C'est un outils gratuit et multi plate-forme d'analyse de binaire. Il existe aussi plusieurs versions payantes (pro, home, corporate ...). La version free comporte un désassembler, un décompilateur "cloud" pour x86_64 seulement. Il permet la manipulation de binaire au formats différents (ELF, PE Mach-O). Il s'interface aussi avec des débogueras notamment GDB.

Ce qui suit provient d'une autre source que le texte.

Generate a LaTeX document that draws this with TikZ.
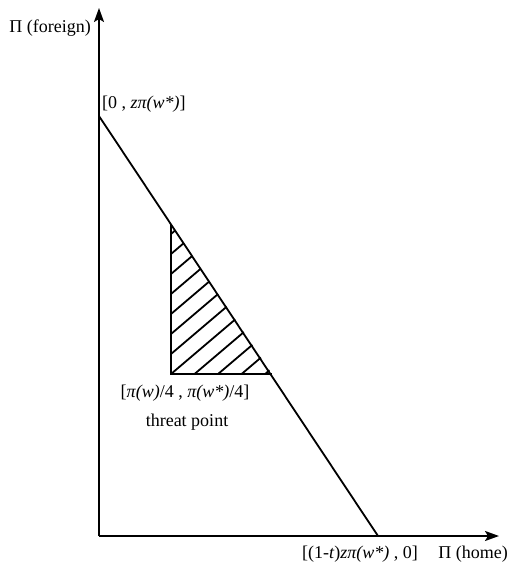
\documentclass[tikz,border=0pt]{standalone}
\usepackage{fontspec}
\setmainfont{Liberation Serif}
\usetikzlibrary{arrows.meta}
\begin{document}
\begin{tikzpicture}[x=1pt,y=-1pt,
  axis/.style={line width=2pt,-{Stealth[length=14pt,width=10pt,inset=3pt]}},
  frontier/.style={line width=1.8pt},
  tri/.style={line width=1.8pt},
  hatch/.style={line width=1.8pt},
  lbl/.style={font=\fontsize{18}{21}\selectfont,inner sep=0pt}]
\useasboundingbox (0,0) rectangle (520,570);
\coordinate (O) at (99,536);
\coordinate (Ytop) at (99,8);
\coordinate (Xend) at (499,536);
\coordinate (A) at (99,116);
\coordinate (B) at (378,536);
\coordinate (T) at (171,374);
\coordinate (Tt) at (171,224);
\coordinate (Tr) at (272,374);
\draw[axis] (O) -- (Ytop);
\draw[axis] (O) -- (Xend);
\draw[frontier] (A) -- (B);
\begin{scope}
\clip (T) -- (Tt) -- (Tr) -- cycle;
\foreach \c in {-100,-80,...,280}{
  \draw[hatch] (171,374-\c) -- ++(200,-170);
}
\end{scope}
\draw[tri] (Tt) -- (T) -- (Tr);
\node[lbl,anchor=east] (lf) at (91,28) {Π (foreign)};
\node[lbl,anchor=west] (l0) at (102,104) {[0 , \textit{zπ(w*)}]};
\node[lbl,anchor=center] (lt) at (185,393) {[\textit{π(w)}/4 , \textit{π(w*)}/4]};
\node[lbl,anchor=center] (ltp) at (187,422) {threat point};
\node[lbl,anchor=center] (lb) at (360,554) {[(1-\textit{t})\textit{zπ(w*)} , 0]};
\node[lbl,anchor=center] (lh) at (473,554) {Π (home)};
\end{tikzpicture}
\end{document}
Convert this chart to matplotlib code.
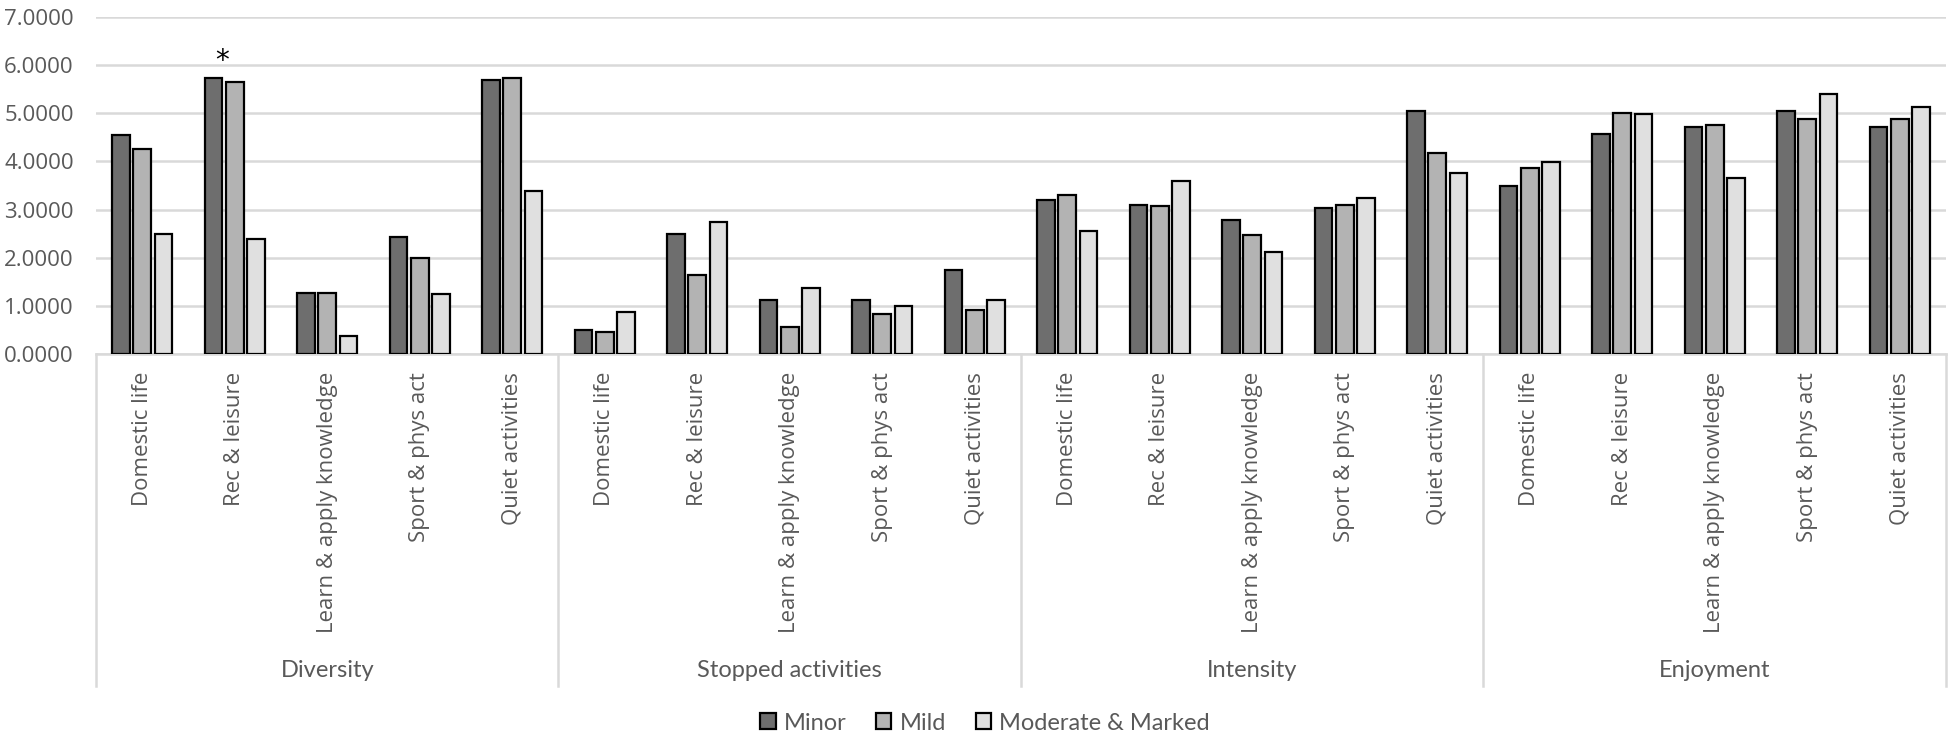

C'est un outil puissant mais difficile à prendre en main.

Étudions ls (binaire ELF)

Nous ouvrons notre binaire ls modifié avec lift lors du précédent TD pour l'étudier avec IDA Free.

question b

strcpy se trouve dans la section .dynsym, section des symboles résolus dynamiquement lors de son premier appel.

question c

Dans IDA, le code couleur utilisé entre autres dans la section .dynsym correspond aux éléments fournis à l'extérieur de notre binaire, comme dans les bibliothèques partagées.

question d

Les chiffres hexadécimaux dans ne nom de la fonction sub_xxxxxx correspondent aus décalage (offset) de celle-ci par rapport à l'adresse de chargement de notre binaire.

Les raccourcis clavier

Ils sont une part importante de l'utilisation d'IDA, en voici quelques-uns:

raccourcis fonction commentaires
crtl + w sauvegarder la base de données très utile cat IDA est instable
ctrl + shitf + w effectuer un snapshot de la base de données CF au dessus
ctrl + z annuler
n renommer un objet (variable, fonction, etc.) hexrays
y modifier le type d'un objet (variable, fonction, etc.) asm / hexrays
alt + a interpréter l'objet comme une chaine de caractères
h interpréter la selection comme un décimal / hexadécimal asm / hexrays
r interpréter la selection comme un caractère asm / hexrays
c interpréter la portion comme du code asm asm
d interpréter la portion comme data asm
u retirer l'interprétation asm
: ou ; ajouter un commentaire au niveau de l'instruction visualiseur
insert ajouter un commentaire avant l'instruction asm / hexrays
espace cycle entre la vue graph et linéaire hexrays
F5 décompiler (si possible)
entrée ou double-clic su un symbole -> aller où pointe le symbole asm / hexrays
echap revenir à la position précédente - en arrière asm / hexrays
ctrl + entrée revenir à la position précédente - en avant asm / hexrays
x afficher les cross références xref d'un objet asm / hexrays
alt + t recherche de texte
alt + b recherche de motif binaire
alt + i rechetche un immédiat
tab passer de la vue asm à la vue hexrays
ctrl + e afficher les points d'entrées du binaire
maj + F1 afficher la fenêtre des types locaux
maj + F12 afficher la fenêtre des chaîne de caractères

Il faut voir IDA comme un bloc note accompagnant le travail d'ingénierie inverse Il faut absolument documenter au fur et à mesure des investigations et faire autant d'instantanés que possible (stabilité...).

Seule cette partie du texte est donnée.